Please output every line of the material as it stands, without the pictures.

──────── Material shown

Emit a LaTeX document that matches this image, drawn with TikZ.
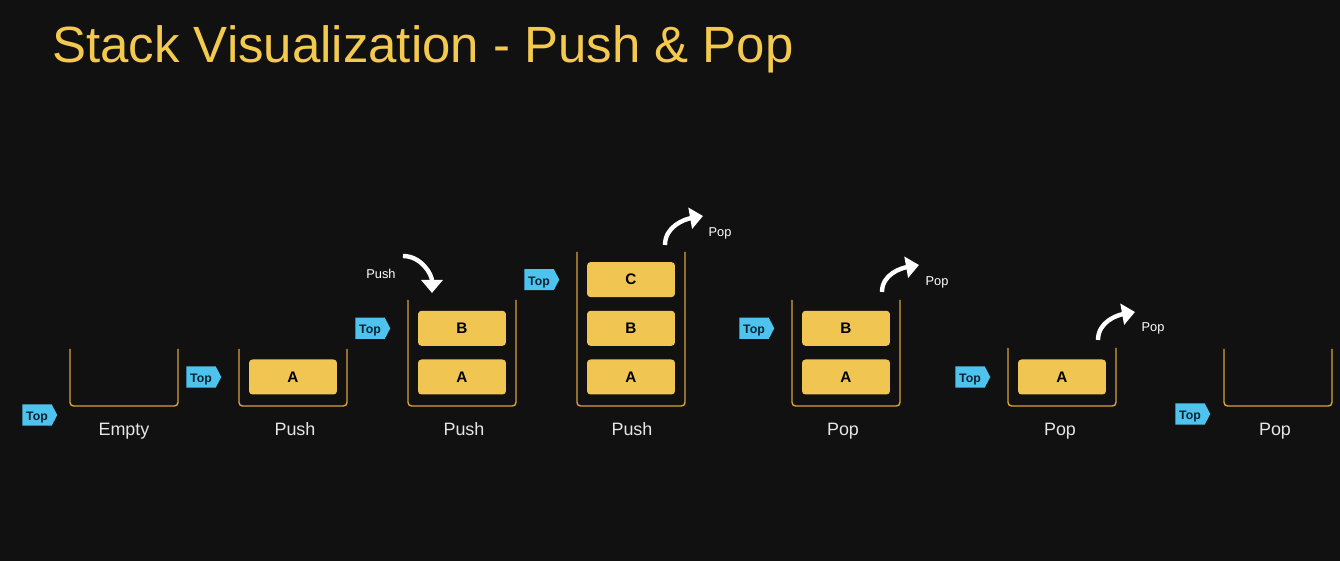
\documentclass[tikz,border=0pt]{standalone}
\usepackage{fontspec}
\setmainfont{Liberation Sans}
\usetikzlibrary{arrows.meta,positioning,shapes.symbols}

\definecolor{bgdark}{HTML}{111111}
\definecolor{titleyellow}{HTML}{F3C94E}
\definecolor{blockyellow}{HTML}{F0C552}
\definecolor{wellgold}{HTML}{D8A43A}
\definecolor{tagblue}{HTML}{4EC3EE}
\definecolor{tagtext}{HTML}{0B2233}
\definecolor{labelgray}{HTML}{E6E6E6}

\begin{document}
\begin{tikzpicture}[
  x=0.02cm,y=0.02cm,
  title/.style   ={anchor=base west,inner sep=0pt,text=titleyellow,
                   font=\fontsize{29}{34}\selectfont},
  well/.style    ={draw=wellgold,line width=0.8pt,rounded corners=2pt},
  block/.style   ={fill=blockyellow,rounded corners=2pt,minimum width=1.76cm,
                   minimum height=0.7cm,inner sep=0pt,text=black,
                   font=\fontsize{8.7}{10}\selectfont\bfseries},
  toptag/.style  ={signal,signal to=east,signal pointer angle=125,fill=tagblue,
                   text=tagtext,minimum width=0.7cm,minimum height=0.38cm,
                   inner sep=1pt,text height=1.55ex,text depth=0.35ex,
                   font=\fontsize{7}{8}\selectfont\bfseries},
  caption/.style ={anchor=base,text=labelgray,font=\fontsize{10.2}{12}\selectfont},
  oplabel/.style ={text=white,font=\fontsize{7.3}{9}\selectfont},
  bigarrow/.style={draw=white,line width=2.5pt,
                   -{Triangle[length=0.26cm,width=0.42cm]}},
]

%% background and frame
\useasboundingbox (0,0) rectangle (1340,561);
\fill[bgdark] (0,0) rectangle (1340,561);

\node[title] (title) at (52,498) {Stack Visualization - Push \& Pop};

%% ======================================================
%% Stack wells (open boxes)
%% ======================================================
\draw[well] (70,212)   |- (178,155)  -- (178,212);
\draw[well] (239,212)  |- (347,155)  -- (347,212);
\draw[well] (408,261)  |- (516,155)  -- (516,261);
\draw[well] (577,309)  |- (685,155)  -- (685,309);
\draw[well] (792,261)  |- (900,155)  -- (900,261);
\draw[well] (1008,213) |- (1116,155) -- (1116,213);
\draw[well] (1224,212) |- (1332,155) -- (1332,212);

%% --- captions ---
\node[caption] (capEmpty) at (124,125)  {Empty};
\node[caption] (capPushA) at (295,125)  {Push};
\node[caption] (capPushB) at (464,125)  {Push};
\node[caption] (capPushC) at (632,125)  {Push};
\node[caption] (capPopC)  at (843,125)  {Pop};
\node[caption] (capPopB)  at (1060,125) {Pop};
\node[caption] (capPopA)  at (1275,125) {Pop};

%% ======================================================
%% Elements
%% ======================================================
% --- push A ---
\node[block] (a2) at (293,184) {A};

% --- push B ---
\node[block] (a3) at (462,184) {A};
\node[block,above=0.26cm of a3] (b3) {B};

% --- push C ---
\node[block] (a4) at (631,184) {A};
\node[block,above=0.26cm of a4] (b4) {B};
\node[block,above=0.26cm of b4] (c4) {C};

% --- pop C ---
\node[block] (a5) at (846,184) {A};
\node[block,above=0.26cm of a5] (b5) {B};

% --- pop B ---
\node[block] (a6) at (1062,184) {A};

%% --- top pointers ---
\node[toptag] (top1) at (37,146) {Top};
\node[toptag,left=0.54cm of a2] (top2) {Top};
\node[toptag,left=0.54cm of b3] (top3) {Top};
\node[toptag,left=0.54cm of c4] (top4) {Top};
\node[toptag,left=0.54cm of b5] (top5) {Top};
\node[toptag,left=0.54cm of a6] (top6) {Top};
\node[toptag] (top7) at (1190,147) {Top};

%% ======================================================
%% Push / pop arrows
%% ======================================================
\coordinate (pushS) at (403,305);
\coordinate (pushE) at (432,268);
\draw[bigarrow] (pushS) to[out=0,in=90] (pushE);
\node[oplabel] (pushLbl) at (381,287) {Push};

\coordinate (popS4) at (665,316);
\coordinate (popE4) at (703,345);
\draw[bigarrow] (popS4) to[out=90,in=190] (popE4);
\node[oplabel] (popLbl4) at (720,328) {Pop};

\coordinate (popS5) at (882,269);
\coordinate (popE5) at (919,296);
\draw[bigarrow] (popS5) to[out=90,in=190] (popE5);
\node[oplabel] (popLbl5) at (937,279) {Pop};

\coordinate (popS6) at (1098,221);
\coordinate (popE6) at (1135,249);
\draw[bigarrow] (popS6) to[out=90,in=190] (popE6);
\node[oplabel] (popLbl6) at (1153,233) {Pop};

\end{tikzpicture}
\end{document}
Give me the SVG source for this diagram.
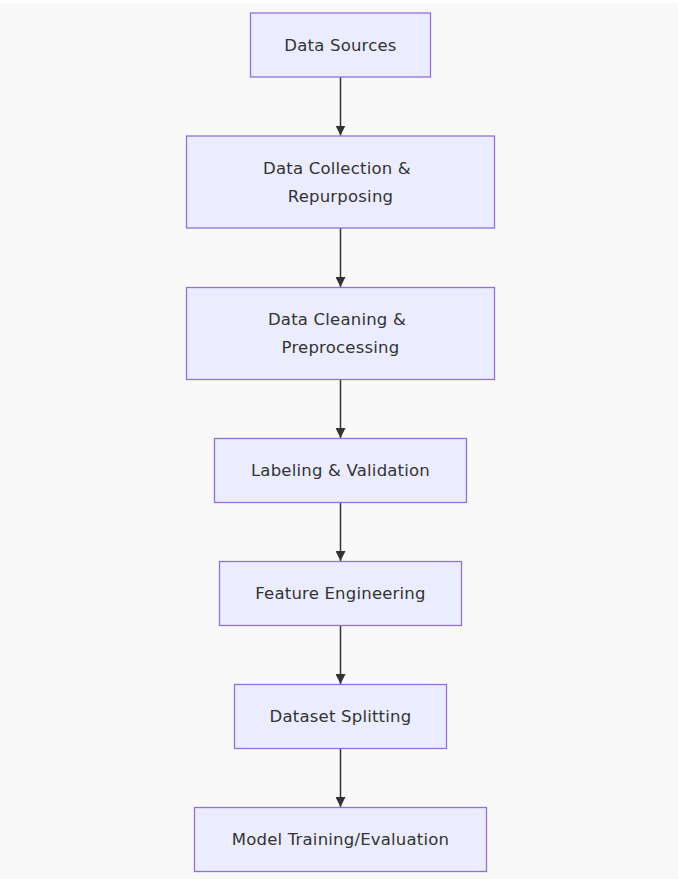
<svg xmlns="http://www.w3.org/2000/svg" width="678" height="879" viewBox="0 0 678 879">
<style>
.node rect{fill:#ECECFF;stroke:#9370DB;stroke-width:1.3}
.node text{font-family:"DejaVu Sans",Verdana,sans-serif;font-size:16.5px;letter-spacing:0.2px;fill:#333;text-anchor:middle;dominant-baseline:central}
.edge{stroke:#333;stroke-width:1.5;fill:none;marker-end:url(#arrow)}
</style>
<defs>
<marker id="arrow" viewBox="0 0 10 10" refX="10" refY="5" markerUnits="userSpaceOnUse" markerWidth="10" markerHeight="10" orient="auto">
<path d="M0,0 L10,5 L0,10 z" fill="#333"/>
</marker>
</defs>
<rect x="0" y="0" width="678" height="879" fill="#ffffff"/>
<rect x="0" y="3" width="678" height="876" fill="#f9f9f9"/>
<g id="connectors">
<line class="edge" x1="340.5" y1="77" x2="340.5" y2="135.5"/>
<line class="edge" x1="340.5" y1="228" x2="340.5" y2="287"/>
<line class="edge" x1="340.5" y1="379.5" x2="340.5" y2="438"/>
<line class="edge" x1="340.5" y1="502.5" x2="340.5" y2="561"/>
<line class="edge" x1="340.5" y1="625.5" x2="340.5" y2="684"/>
<line class="edge" x1="340.5" y1="748.5" x2="340.5" y2="807"/>
</g>
<g id="data-sources" class="node">
<rect x="250.5" y="13" width="180" height="64"/>
<text x="340.5" y="45">Data Sources</text>
</g>
<g id="data-collection" class="node">
<rect x="186.5" y="136" width="308" height="92"/>
<text x="337" y="168">Data Collection &amp;</text>
<text x="340.5" y="196">Repurposing</text>
</g>
<g id="data-cleaning" class="node">
<rect x="186.5" y="287.5" width="308" height="92"/>
<text x="337" y="319.5">Data Cleaning &amp;</text>
<text x="340.5" y="347.5">Preprocessing</text>
</g>
<g id="labeling" class="node">
<rect x="214.5" y="438.5" width="252" height="64"/>
<text x="340.5" y="470.5">Labeling &amp; Validation</text>
</g>
<g id="feature-engineering" class="node">
<rect x="219.5" y="561.5" width="242" height="64"/>
<text x="340.5" y="593.5">Feature Engineering</text>
</g>
<g id="dataset-splitting" class="node">
<rect x="234.5" y="684.5" width="212" height="64"/>
<text x="340.5" y="716.5">Dataset Splitting</text>
</g>
<g id="model-training" class="node">
<rect x="194.5" y="807.5" width="292" height="64"/>
<text x="340.5" y="839.5">Model Training/Evaluation</text>
</g>
</svg>
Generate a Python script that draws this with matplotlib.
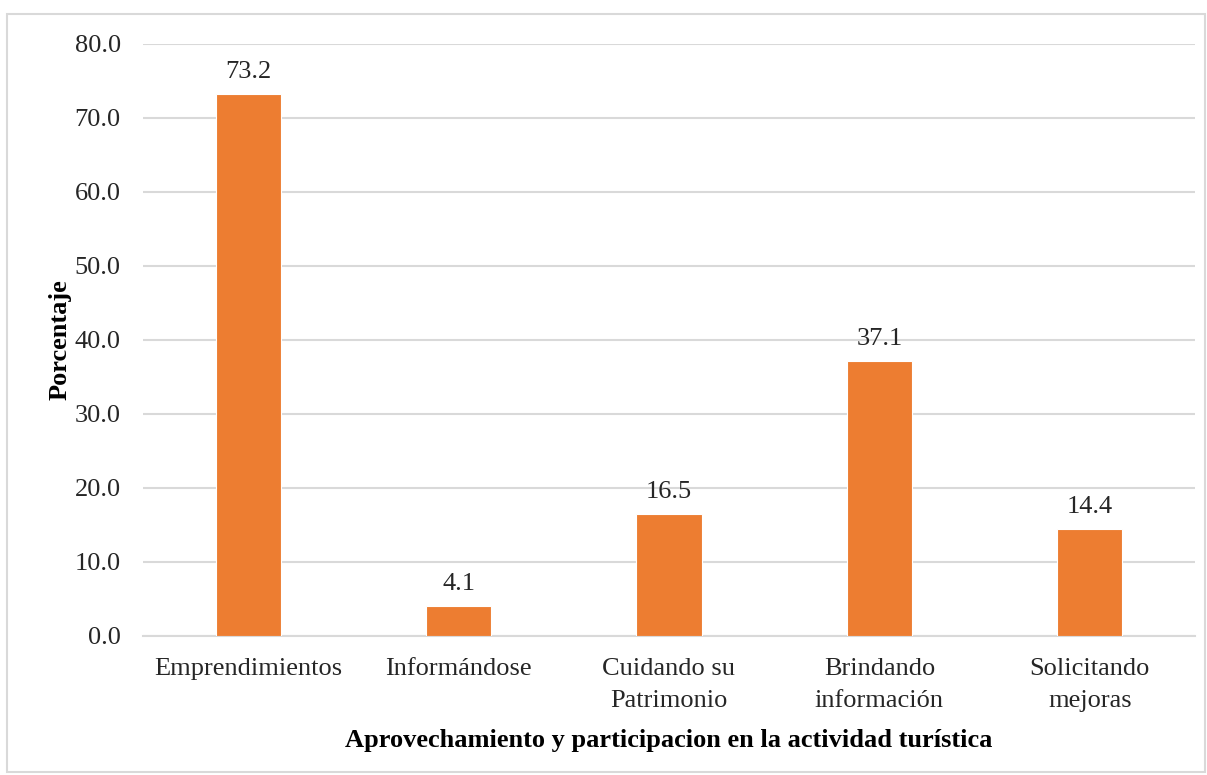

────────────────

Result of the task:
Emit a LaTeX document that matches this image, drawn with TikZ.
\documentclass[tikz,border=0pt]{standalone}
\usepackage{fontspec}
\setmainfont{Liberation Sans}
\usetikzlibrary{arrows.meta,positioning,shapes.symbols}

\definecolor{bgdark}{HTML}{111111}
\definecolor{titleyellow}{HTML}{F3C94E}
\definecolor{blockyellow}{HTML}{F0C552}
\definecolor{wellgold}{HTML}{D8A43A}
\definecolor{tagblue}{HTML}{4EC3EE}
\definecolor{tagtext}{HTML}{0B2233}
\definecolor{labelgray}{HTML}{E6E6E6}

\begin{document}
\begin{tikzpicture}[
  x=0.02cm,y=0.02cm,
  title/.style   ={anchor=base west,inner sep=0pt,text=titleyellow,
                   font=\fontsize{29}{34}\selectfont},
  well/.style    ={draw=wellgold,line width=0.8pt,rounded corners=2pt},
  block/.style   ={fill=blockyellow,rounded corners=2pt,minimum width=1.76cm,
                   minimum height=0.7cm,inner sep=0pt,text=black,
                   font=\fontsize{8.7}{10}\selectfont\bfseries},
  toptag/.style  ={signal,signal to=east,signal pointer angle=125,fill=tagblue,
                   text=tagtext,minimum width=0.7cm,minimum height=0.38cm,
                   inner sep=1pt,text height=1.55ex,text depth=0.35ex,
                   font=\fontsize{7}{8}\selectfont\bfseries},
  caption/.style ={anchor=base,text=labelgray,font=\fontsize{10.2}{12}\selectfont},
  oplabel/.style ={text=white,font=\fontsize{7.3}{9}\selectfont},
  bigarrow/.style={draw=white,line width=2.5pt,
                   -{Triangle[length=0.26cm,width=0.42cm]}},
]

%% background and frame
\useasboundingbox (0,0) rectangle (1340,561);
\fill[bgdark] (0,0) rectangle (1340,561);

\node[title] (title) at (52,498) {Stack Visualization - Push \& Pop};

%% ======================================================
%% Stack wells (open boxes)
%% ======================================================
\draw[well] (70,212)   |- (178,155)  -- (178,212);
\draw[well] (239,212)  |- (347,155)  -- (347,212);
\draw[well] (408,261)  |- (516,155)  -- (516,261);
\draw[well] (577,309)  |- (685,155)  -- (685,309);
\draw[well] (792,261)  |- (900,155)  -- (900,261);
\draw[well] (1008,213) |- (1116,155) -- (1116,213);
\draw[well] (1224,212) |- (1332,155) -- (1332,212);

%% --- captions ---
\node[caption] (capEmpty) at (124,125)  {Empty};
\node[caption] (capPushA) at (295,125)  {Push};
\node[caption] (capPushB) at (464,125)  {Push};
\node[caption] (capPushC) at (632,125)  {Push};
\node[caption] (capPopC)  at (843,125)  {Pop};
\node[caption] (capPopB)  at (1060,125) {Pop};
\node[caption] (capPopA)  at (1275,125) {Pop};

%% ======================================================
%% Elements
%% ======================================================
% --- push A ---
\node[block] (a2) at (293,184) {A};

% --- push B ---
\node[block] (a3) at (462,184) {A};
\node[block,above=0.26cm of a3] (b3) {B};

% --- push C ---
\node[block] (a4) at (631,184) {A};
\node[block,above=0.26cm of a4] (b4) {B};
\node[block,above=0.26cm of b4] (c4) {C};

% --- pop C ---
\node[block] (a5) at (846,184) {A};
\node[block,above=0.26cm of a5] (b5) {B};

% --- pop B ---
\node[block] (a6) at (1062,184) {A};

%% --- top pointers ---
\node[toptag] (top1) at (37,146) {Top};
\node[toptag,left=0.54cm of a2] (top2) {Top};
\node[toptag,left=0.54cm of b3] (top3) {Top};
\node[toptag,left=0.54cm of c4] (top4) {Top};
\node[toptag,left=0.54cm of b5] (top5) {Top};
\node[toptag,left=0.54cm of a6] (top6) {Top};
\node[toptag] (top7) at (1190,147) {Top};

%% ======================================================
%% Push / pop arrows
%% ======================================================
\coordinate (pushS) at (403,305);
\coordinate (pushE) at (432,268);
\draw[bigarrow] (pushS) to[out=0,in=90] (pushE);
\node[oplabel] (pushLbl) at (381,287) {Push};

\coordinate (popS4) at (665,316);
\coordinate (popE4) at (703,345);
\draw[bigarrow] (popS4) to[out=90,in=190] (popE4);
\node[oplabel] (popLbl4) at (720,328) {Pop};

\coordinate (popS5) at (882,269);
\coordinate (popE5) at (919,296);
\draw[bigarrow] (popS5) to[out=90,in=190] (popE5);
\node[oplabel] (popLbl5) at (937,279) {Pop};

\coordinate (popS6) at (1098,221);
\coordinate (popE6) at (1135,249);
\draw[bigarrow] (popS6) to[out=90,in=190] (popE6);
\node[oplabel] (popLbl6) at (1153,233) {Pop};

\end{tikzpicture}
\end{document}
Give me the SVG source for this diagram.
<svg xmlns="http://www.w3.org/2000/svg" width="678" height="879" viewBox="0 0 678 879">
<style>
.node rect{fill:#ECECFF;stroke:#9370DB;stroke-width:1.3}
.node text{font-family:"DejaVu Sans",Verdana,sans-serif;font-size:16.5px;letter-spacing:0.2px;fill:#333;text-anchor:middle;dominant-baseline:central}
.edge{stroke:#333;stroke-width:1.5;fill:none;marker-end:url(#arrow)}
</style>
<defs>
<marker id="arrow" viewBox="0 0 10 10" refX="10" refY="5" markerUnits="userSpaceOnUse" markerWidth="10" markerHeight="10" orient="auto">
<path d="M0,0 L10,5 L0,10 z" fill="#333"/>
</marker>
</defs>
<rect x="0" y="0" width="678" height="879" fill="#ffffff"/>
<rect x="0" y="3" width="678" height="876" fill="#f9f9f9"/>
<g id="connectors">
<line class="edge" x1="340.5" y1="77" x2="340.5" y2="135.5"/>
<line class="edge" x1="340.5" y1="228" x2="340.5" y2="287"/>
<line class="edge" x1="340.5" y1="379.5" x2="340.5" y2="438"/>
<line class="edge" x1="340.5" y1="502.5" x2="340.5" y2="561"/>
<line class="edge" x1="340.5" y1="625.5" x2="340.5" y2="684"/>
<line class="edge" x1="340.5" y1="748.5" x2="340.5" y2="807"/>
</g>
<g id="data-sources" class="node">
<rect x="250.5" y="13" width="180" height="64"/>
<text x="340.5" y="45">Data Sources</text>
</g>
<g id="data-collection" class="node">
<rect x="186.5" y="136" width="308" height="92"/>
<text x="337" y="168">Data Collection &amp;</text>
<text x="340.5" y="196">Repurposing</text>
</g>
<g id="data-cleaning" class="node">
<rect x="186.5" y="287.5" width="308" height="92"/>
<text x="337" y="319.5">Data Cleaning &amp;</text>
<text x="340.5" y="347.5">Preprocessing</text>
</g>
<g id="labeling" class="node">
<rect x="214.5" y="438.5" width="252" height="64"/>
<text x="340.5" y="470.5">Labeling &amp; Validation</text>
</g>
<g id="feature-engineering" class="node">
<rect x="219.5" y="561.5" width="242" height="64"/>
<text x="340.5" y="593.5">Feature Engineering</text>
</g>
<g id="dataset-splitting" class="node">
<rect x="234.5" y="684.5" width="212" height="64"/>
<text x="340.5" y="716.5">Dataset Splitting</text>
</g>
<g id="model-training" class="node">
<rect x="194.5" y="807.5" width="292" height="64"/>
<text x="340.5" y="839.5">Model Training/Evaluation</text>
</g>
</svg>
Generate a Python script that draws this with matplotlib.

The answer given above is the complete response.